Column level profiling details
The following details are displayed when you select a column in the left pane.
- Completeness (%): The percentage of Complete, Null, and Blank detected in the column. Click the hyperlink to view the records in each categories.
-
Uniqueness: These statistics are displayed here:
- Unique: Records with no duplicates in the data source.
- Non-unique: Records having duplicates in the data source.
- Distinct: A list of all records present in your data source irrespective of those being unique or non-unique records.
-
String Analysis: These statistics are displayed here:
- Semantic Type: Detected semantic type. It will not be displayed if the semantic type is not detected in the data.
- Min Length: Minimum length of the string in the column.
- Max Length: Maximum length of the string in the column.
- Frequency Analysis: Distribution of frequency of data value for any type of column. It shows the repetitions of the data value.
- String Length: The distribution of string lengths in the selected string field.

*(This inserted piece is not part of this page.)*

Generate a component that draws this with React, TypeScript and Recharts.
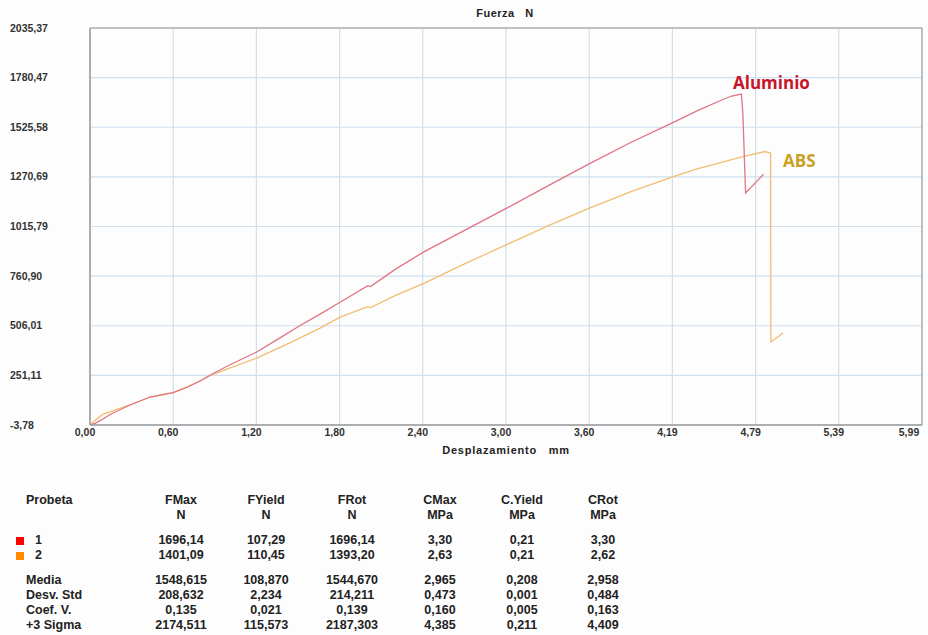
import React from 'react'
import { LineChart, Line, XAxis, YAxis, CartesianGrid, ReferenceLine } from 'recharts'

// ticks de la máquina de ensayo
const yTicks = [-3.78, 251.11, 506.01, 760.9, 1015.79, 1270.69, 1525.58, 1780.47, 2035.37]
const xTicks = [0, 0.599, 1.198, 1.797, 2.396, 2.995, 3.594, 4.193, 4.792, 5.391, 5.99]
const xTickLabels = ['0,00', '0,60', '1,20', '1,80', '2,40', '3,00', '3,60', '4,19', '4,79', '5,39', '5,99']

// probeta 1 - Aluminio (desplazamiento mm, fuerza N)
const aluminio = [
  { x: 0, y: -3.78 },
  { x: 0.036, y: 5 },
  { x: 0.094, y: 27 },
  { x: 0.144, y: 50 },
  { x: 0.288, y: 99 },
  { x: 0.432, y: 140 },
  { x: 0.598, y: 163 },
  { x: 0.7, y: 190 },
  { x: 0.792, y: 222 },
  { x: 0.864, y: 252 },
  { x: 1.0, y: 303 },
  { x: 1.2, y: 371 },
  { x: 1.35, y: 436 },
  { x: 1.51, y: 506 },
  { x: 1.656, y: 566 },
  { x: 1.8, y: 627 },
  { x: 2.0, y: 712 },
  { x: 2.02, y: 707 },
  { x: 2.2, y: 797 },
  { x: 2.4, y: 884 },
  { x: 2.7, y: 997 },
  { x: 3.0, y: 1110 },
  { x: 3.3, y: 1226 },
  { x: 3.6, y: 1340 },
  { x: 3.9, y: 1450 },
  { x: 4.2, y: 1551 },
  { x: 4.37, y: 1610 },
  { x: 4.54, y: 1663 },
  { x: 4.62, y: 1686 },
  { x: 4.69, y: 1696 },
  { x: 4.7, y: 1600 },
  { x: 4.72, y: 1188 },
  { x: 4.85, y: 1285 },
]

// probeta 2 - ABS
const abs = [
  { x: 0, y: -3.78 },
  { x: 0.036, y: 20 },
  { x: 0.094, y: 52 },
  { x: 0.288, y: 99 },
  { x: 0.432, y: 140 },
  { x: 0.598, y: 163 },
  { x: 0.7, y: 192 },
  { x: 0.792, y: 222 },
  { x: 0.864, y: 250 },
  { x: 1.0, y: 287 },
  { x: 1.2, y: 340 },
  { x: 1.45, y: 422 },
  { x: 1.656, y: 494 },
  { x: 1.8, y: 550 },
  { x: 2.0, y: 604 },
  { x: 2.02, y: 599 },
  { x: 2.2, y: 662 },
  { x: 2.4, y: 722 },
  { x: 2.7, y: 825 },
  { x: 3.0, y: 923 },
  { x: 3.3, y: 1020 },
  { x: 3.6, y: 1111 },
  { x: 3.9, y: 1196 },
  { x: 4.2, y: 1272 },
  { x: 4.37, y: 1312 },
  { x: 4.54, y: 1344 },
  { x: 4.7, y: 1375 },
  { x: 4.86, y: 1401 },
  { x: 4.875, y: 1398 },
  { x: 4.9, y: 1393 },
  { x: 4.902, y: 423 },
  { x: 4.99, y: 469 },
]

const headers = ['FMax', 'FYield', 'FRot', 'CMax', 'C.Yield', 'CRot']
const units = ['N', 'N', 'N', 'MPa', 'MPa', 'MPa']
const probetas = ['1', '2']
const probetaColors = ['#ff0000', '#ff8a00']
const probetaValues = [
  ['1696,14', '107,29', '1696,14', '3,30', '0,21', '3,30'],
  ['1401,09', '110,45', '1393,20', '2,63', '0,21', '2,62'],
]
const statLabels = ['Media', 'Desv. Std', 'Coef. V.', '+3 Sigma']
const statValues = [
  ['1548,615', '108,870', '1544,670', '2,965', '0,208', '2,958'],
  ['208,632', '2,234', '214,211', '0,473', '0,001', '0,484'],
  ['0,135', '0,021', '0,139', '0,160', '0,005', '0,163'],
  ['2174,511', '115,573', '2187,303', '4,385', '0,211', '4,409'],
]
const colCenters = [181, 266, 352, 440, 522, 603]

const font = '"Liberation Sans", Arial, sans-serif'
const fmt = (v: number) => v.toFixed(2).replace('.', ',')

const YTick = (props: any) => {
  const { y, payload } = props
  return (
    <text x={10} y={y} dy={3.5} fontSize={10.5} fontWeight="bold" fill="#333" fontFamily={font}>
      {fmt(payload.value)}
    </text>
  )
}

const XTick = (props: any) => {
  const { x, payload } = props
  const i = xTicks.indexOf(payload.value)
  return (
    <text x={x - 5} y={432} dy={3.5} textAnchor="middle" fontSize={10.5} fontWeight="bold" fill="#333" fontFamily={font}>
      {xTickLabels[i]}
    </text>
  )
}

const txt: React.CSSProperties = {
  position: 'absolute',
  fontFamily: font,
  fontWeight: 'bold',
  color: '#222',
  whiteSpace: 'pre',
  lineHeight: '1',
}

export default function App() {
  const cell = (s: string, cx: number, cy: number, key: string) => (
    <div key={key} style={{ ...txt, fontSize: 12.5, left: cx - 50, width: 100, textAlign: 'center', top: cy - 7 }}>
      {s}
    </div>
  )
  return (
    <div style={{ position: 'relative', width: 928, height: 635, background: '#fdfdfd', overflow: 'hidden' }}>
      <style>{'body{margin:0}'}</style>
      <LineChart width={928} height={470} margin={{ top: 28, right: 6, left: 0, bottom: 0 }}>
        <CartesianGrid stroke="#cfe0ee" strokeWidth={1.2} />
        <XAxis
          dataKey="x"
          type="number"
          domain={[0, 5.99]}
          ticks={xTicks}
          tick={<XTick />}
          tickLine={false}
          axisLine={{ stroke: '#999', strokeWidth: 1.5 }}
          height={45}
          allowDataOverflow
        />
        <YAxis
          type="number"
          domain={[-3.78, 2035.37]}
          ticks={yTicks}
          tick={<YTick />}
          tickLine={false}
          axisLine={{ stroke: '#999', strokeWidth: 1.5 }}
          width={90}
          allowDataOverflow
        />
        <ReferenceLine y={2035.37} stroke="#b0b0b0" strokeWidth={1.5} />
        <ReferenceLine x={5.99} stroke="#b0b0b0" strokeWidth={1.5} />
        <Line data={abs} dataKey="y" type="linear" stroke="#f2bd72" strokeWidth={1.3} dot={false} isAnimationActive={false} />
        <Line data={aluminio} dataKey="y" type="linear" stroke="#e07482" strokeWidth={1.3} dot={false} isAnimationActive={false} />
      </LineChart>

      <div style={{ ...txt, fontSize: 11, letterSpacing: 0.5, left: 455, width: 100, textAlign: 'center', top: 8 }}>{'Fuerza   N'}</div>
      <div style={{ ...txt, fontSize: 11, letterSpacing: 0.8, left: 406, width: 200, textAlign: 'center', top: 445 }}>{'Desplazamiento   mm'}</div>

      <div style={{ ...txt, fontFamily: '"Open Sans", sans-serif', fontSize: 17, color: '#c8142a', left: 733, top: 74 }}>Aluminio</div>
      <div style={{ ...txt, fontFamily: '"Open Sans", sans-serif', fontSize: 17, color: '#c9a020', left: 783, top: 152 }}>ABS</div>

      <div style={{ ...txt, fontSize: 12.5, left: 26, top: 494 }}>Probeta</div>
      {headers.map((h, i) => cell(h, colCenters[i], 501, 'h' + i))}
      {units.map((u, i) => cell(u, colCenters[i], 516, 'u' + i))}

      {probetas.map((p, r) => (
        <React.Fragment key={'p' + r}>
          <div style={{ position: 'absolute', left: 16, top: 537 + r * 15, width: 8, height: 8, background: probetaColors[r] }} />
          <div style={{ ...txt, fontSize: 12.5, left: 35, top: 534 + r * 15 }}>{p}</div>
          {probetaValues[r].map((v, i) => cell(v, colCenters[i], 541 + r * 15, 'pv' + r + i))}
        </React.Fragment>
      ))}

      {statLabels.map((s, r) => (
        <React.Fragment key={'s' + r}>
          <div style={{ ...txt, fontSize: 12.5, left: 26, top: 574 + r * 15 }}>{s}</div>
          {statValues[r].map((v, i) => cell(v, colCenters[i], 581 + r * 15, 'sv' + r + i))}
        </React.Fragment>
      ))}
    </div>
  )
}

String length is the number of characters in a string.
Example for frequency analysis
Roger Gigi Gigi Gigi Garey Elena Brad BradHere:
- Roger, Garey, and Elena are unique records.
- Gigiand Brad are non-unique records.
- Roger, Gigi, Garey, Brad, and Elena are distinct records.
Profiling results for numerical data
- Numerical Analysis: These statistics are displayed here:
- Minimum: It is the minimum value for any numerical data and date.
- Maximum: It is the maximum value for any numerical data and date.
- Standard Deviation: It is a statistic that measures the dispersion of a dataset relative to its mean.
- Variance: It is the average of the squared deviation from its mean.
- Average: It is an average of the numerical values present in the column data.
-
Percentile: It is a value where an observation falls in a range of other
observations. For example, if a score falls in the 30th percentile, this means that 30
percent of all the scores recorded are lower.
For a Percentile chart, the X-axis represents the actual data, and the Y-axis divides the data into 100 parts, representing percentiles from 0 to 100. This remains the same for every percentile chart. When you hover over a point, it displays the exact percentile for that data. For example, if you had a dataset of the publication years of books, and 2008 is at the 75th percentile, it means that 75% of the books were published before 2008, and only 25% were published in or after 2008.
-
Histogram: Represents the distribution of data. For a Histogram chart, the X-axis represents the range of data values, and the Y-axis represents the count or frequency of data. When you hover over a bar, it will display the frequency. For example, if you were analyzing historical population data, the value "115,654" for "1970-1975" on the y-axis would mean that there were 115,654 people, events, or occurrences related to that specific six-year period within your dataset.
Note: The percentile value may change with every profile run. This is because of the Snowflake function APPROX_PERCENTILE used to calculate the percentile, which returns an approximated value.The histogram is not shown if the minimum and maximum values for the numerical column are equal.
Semantic
- Semantic Type: Displays the list of detected semantic type in the selected column.
- Confidence: Displays the confidence level on the detected semantic type. It is the percentage of the surety or the possibility of the data present in the column.
For example, 98% confidence in the phone number means that there is a 98% possibility that the data contains phone numbers.